Tasks that need to be done by any functional engineering org besides writing code:

  • Recruiting: networking, interviewing, writing job descriptions and career ladders.
  • Project management: managing stakeholders, prioritizing backlog, estimating size and scope.
  • Running team meetings: 1x1s (growth feedback), retrospectives, writing reviews, representing the teams’s needs.
  • Architecture, code reviews, capturing DORA and productivity metrics, managing burnout.

Engineering managers are a useful abstraction.

One of the primary benefits of hierarchy is to reduce information overload. Engineering labor takes concentration and focus. Context switching is expensive. Management labor consist of context switching every hour or so, and being available for interruptions throughtout the day. Engineering calendar and management calendar do not coexist well.

It isn’t up to managers to do all the glue work, but it is a manager’s job to make sure that everything that needs to get done, does gets done (requires providing necessary resources to people who do the actual work).

An engineer is responsible for the software she develops, deploys, and maintains.
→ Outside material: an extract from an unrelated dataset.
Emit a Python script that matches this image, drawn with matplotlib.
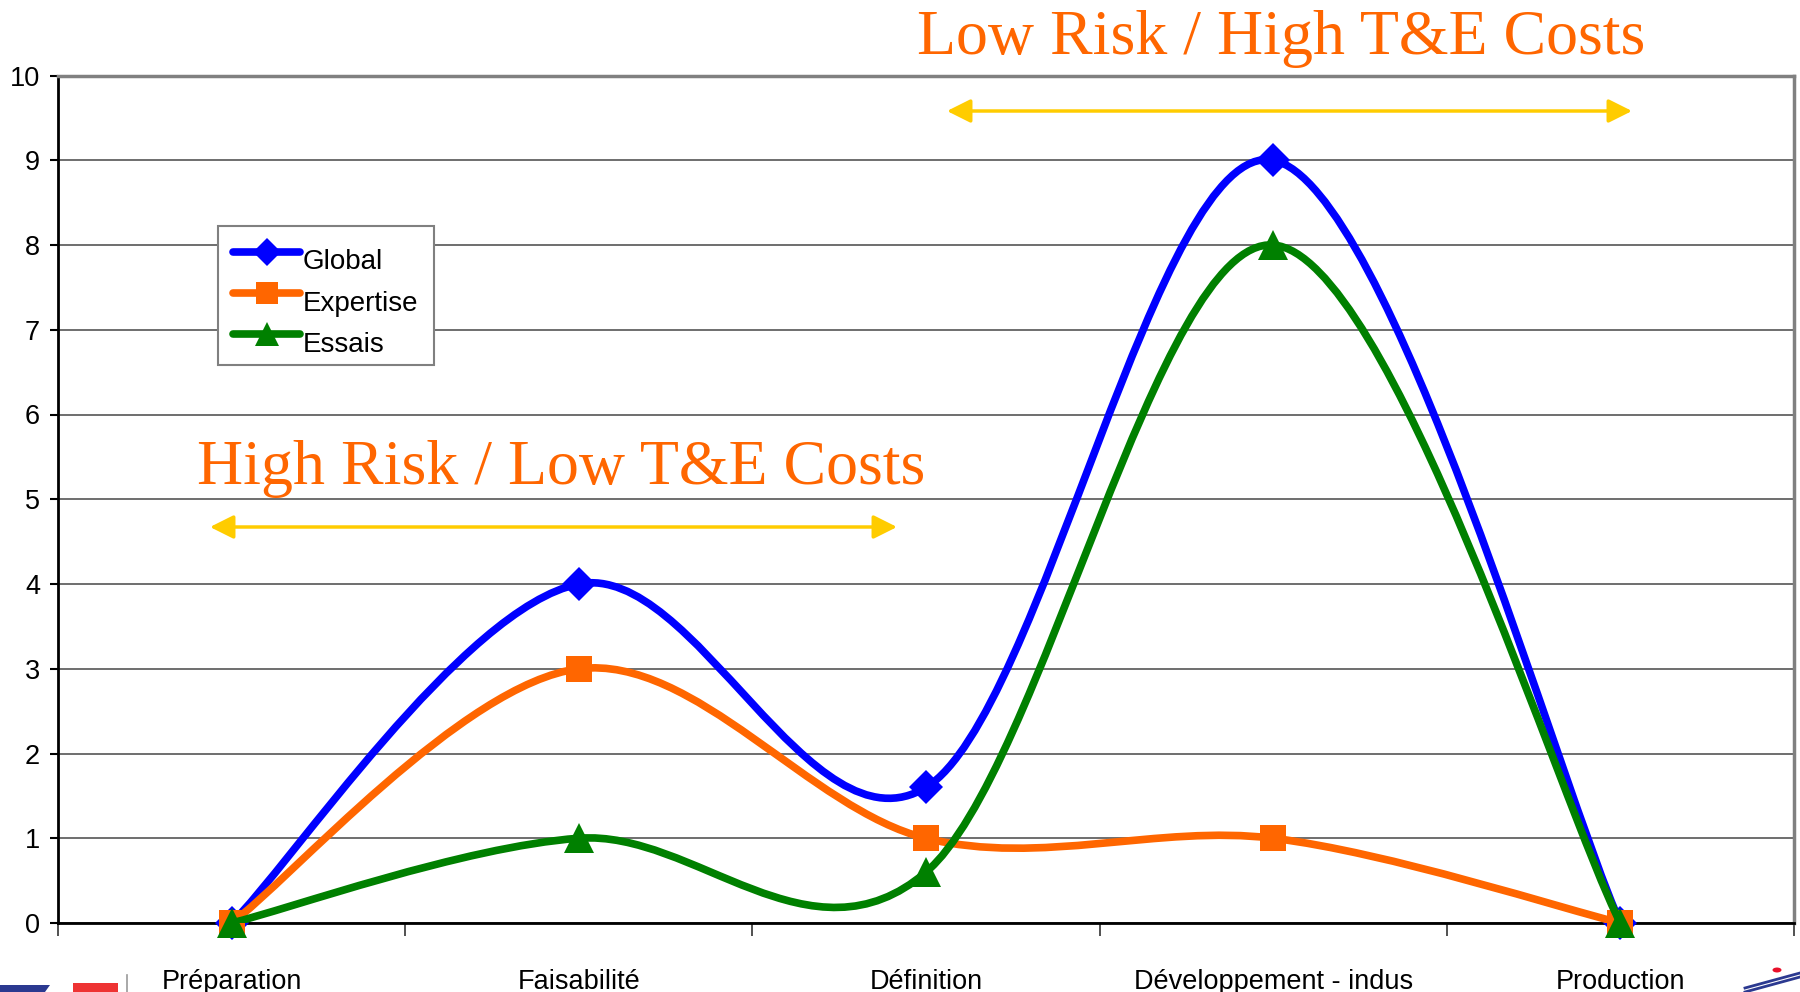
import numpy as np
import matplotlib
matplotlib.use("Agg")
import matplotlib.pyplot as plt
from matplotlib.path import Path
from matplotlib.patches import PathPatch, Polygon, Circle, FancyArrowPatch
from matplotlib.lines import Line2D

plt.rcParams['font.family'] = ['Liberation Sans', 'DejaVu Sans']

# phases of the programme
phases = ['Préparation', 'Faisabilité', 'Définition', 'Développement - indus', 'Production']
global_vals = [0, 4, 1.6, 9, 0]
expertise_vals = [0, 3, 1, 1, 0]
essais_vals = [0, 1, 0.6, 8, 0]

series = [
    ('Global', global_vals, '#0000FF', 'D', 17),
    ('Expertise', expertise_vals, '#FF6600', 's', 19),
    ('Essais', essais_vals, '#008000', '^', 21),
]

W, H = 1800, 992
fig = plt.figure(figsize=(W / 100, H / 100), dpi=100)
ax = fig.add_axes([58 / W, 1 - 923 / H, (1794 - 58) / W, (923 - 75.5) / H])


def smooth_path(xs, ys):
    # Catmull-Rom style bezier segments, like a spreadsheet "smoothed line"
    pts = np.column_stack([xs, ys]).astype(float)
    n = len(pts)
    verts = [pts[0]]
    codes = [Path.MOVETO]
    for i in range(n - 1):
        p0 = pts[max(i - 1, 0)]
        p1 = pts[i]
        p2 = pts[i + 1]
        p3 = pts[min(i + 2, n - 1)]
        c1 = p1 + (p2 - p0) / 6
        c2 = p2 - (p3 - p1) / 6
        verts += [c1, c2, p2]
        codes += [Path.CURVE4] * 3
    return Path(verts, codes)


x = np.arange(len(phases))
handles = []
for k, (name, vals, col, mk, ms) in enumerate(series):
    patch = PathPatch(smooth_path(x, vals), facecolor='none', edgecolor=col,
                      lw=5.5, capstyle='round', joinstyle='round', zorder=3 + 2 * k)
    ax.add_patch(patch)
    ax.plot(x, vals, ls='none', marker=mk, color=col, markersize=ms,
            markeredgewidth=0, zorder=4 + 2 * k, clip_on=False)
    handles.append(Line2D([], [], color=col, lw=5.5, marker=mk, markersize=ms * 0.85,
                          markeredgewidth=0, solid_capstyle='round'))

ax.set_xlim(-0.5, len(phases) - 0.5)
ax.set_ylim(0, 10)
ax.set_yticks(range(0, 11))
ax.yaxis.grid(True, color='#555555', lw=1.2)
ax.set_axisbelow(True)

ax.set_xticks(x)
ax.set_xticklabels(phases, fontsize=19.5)
ax.set_xticks(np.arange(-0.5, len(phases)), minor=True)
ax.tick_params(axis='x', which='major', length=0, pad=33)
ax.tick_params(axis='x', which='minor', length=9, width=1.2, direction='out', color='#333333')
ax.tick_params(axis='y', length=6, width=1.5, pad=7, labelsize=19.5)

for side in ['left', 'bottom']:
    ax.spines[side].set_color('black')
    ax.spines[side].set_linewidth(2)
for side in ['top', 'right']:
    ax.spines[side].set_color('#808080')
    ax.spines[side].set_linewidth(2.5)

leg = ax.legend(handles, [s[0] for s in series], loc='upper left',
                bbox_to_anchor=(218 / W, 1 - 226 / H), bbox_transform=fig.transFigure,
                borderaxespad=0, fancybox=False, framealpha=1, edgecolor='#808080',
                fontsize=20, handlelength=2.4, handletextpad=0.1, labelspacing=0.55,
                borderpad=0.55)
leg.get_frame().set_linewidth(1.5)
# labels sit a little below their line samples
for t in leg.get_texts():
    t.set_y(-8)

# phase annotations
orange = '#FF6600'
gold = '#FFCC00'
fig.text(1281 / W, 1 - 54 / H, 'Low Risk / High T&E Costs', ha='center', va='baseline',
         fontsize=46, color=orange, family=['Liberation Serif', 'DejaVu Serif'])
fig.text(561 / W, 1 - 484 / H, 'High Risk / Low T&E Costs', ha='center', va='baseline',
         fontsize=46, color=orange, family=['Liberation Serif', 'DejaVu Serif'])

for x0, x1, yy in [(947, 1632, 111), (210, 897, 527)]:
    arr = FancyArrowPatch((x0 / W, 1 - yy / H), (x1 / W, 1 - yy / H),
                          transform=fig.transFigure,
                          arrowstyle='<|-|>,head_length=1.1,head_width=0.55',
                          mutation_scale=13, color=gold, lw=2.5, shrinkA=0, shrinkB=0)
    fig.patches.append(arr)

# corner logos
fig.patches.append(Polygon([(0, 0), (45 / W, 0), (50 / W, 7 / H), (0, 7 / H)],
                           closed=True, transform=fig.transFigure, color='#2B3990', lw=0))
fig.patches.append(Polygon([(73 / W, 0), (118 / W, 0), (118 / W, 9 / H), (73 / W, 9 / H)],
                           closed=True, transform=fig.transFigure, color='#EE3333', lw=0))
fig.add_artist(Line2D([127 / W, 127 / W], [0, 17 / H], transform=fig.transFigure,
                      color='#999999', lw=1.2))
fig.patches.append(Circle((1777 / W, 1 - 970 / H), 4.5 / W, transform=fig.transFigure,
                          color='#E8102A', lw=0))
for off in [0, 4]:
    fig.add_artist(Line2D([1745 / W, 1800 / W], [(0 + off) / H, (15 + off) / H],
                          transform=fig.transFigure, color='#2B3990', lw=2))

fig.savefig('out.png', dpi=100)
A manager is responsible for her team and the organization as a whole.

In natural hierarchies, we look up for purpose and down for function. The above makes a complicated argument for why we need engineering managers.

The simpler argument is that most engineering orgs have engineering managers. It is something that many smart people had to spend considerable time thinking about. It may sound “boring”, but actually it is like with “choosing boring technology” which means “the capabilities and failure conditions are well understood”.

When there is no explicit structure or hierarchy, the result is not freedom and egalitarianism (see The Tyranny of Structureless). Such orgs tend to be chaotic, fragile and frustrating.

No EMs because of management overhead (because managers are not supposed to do tech work) is a flawed argument. Mostly because “productivity” does not equate “lines of code”.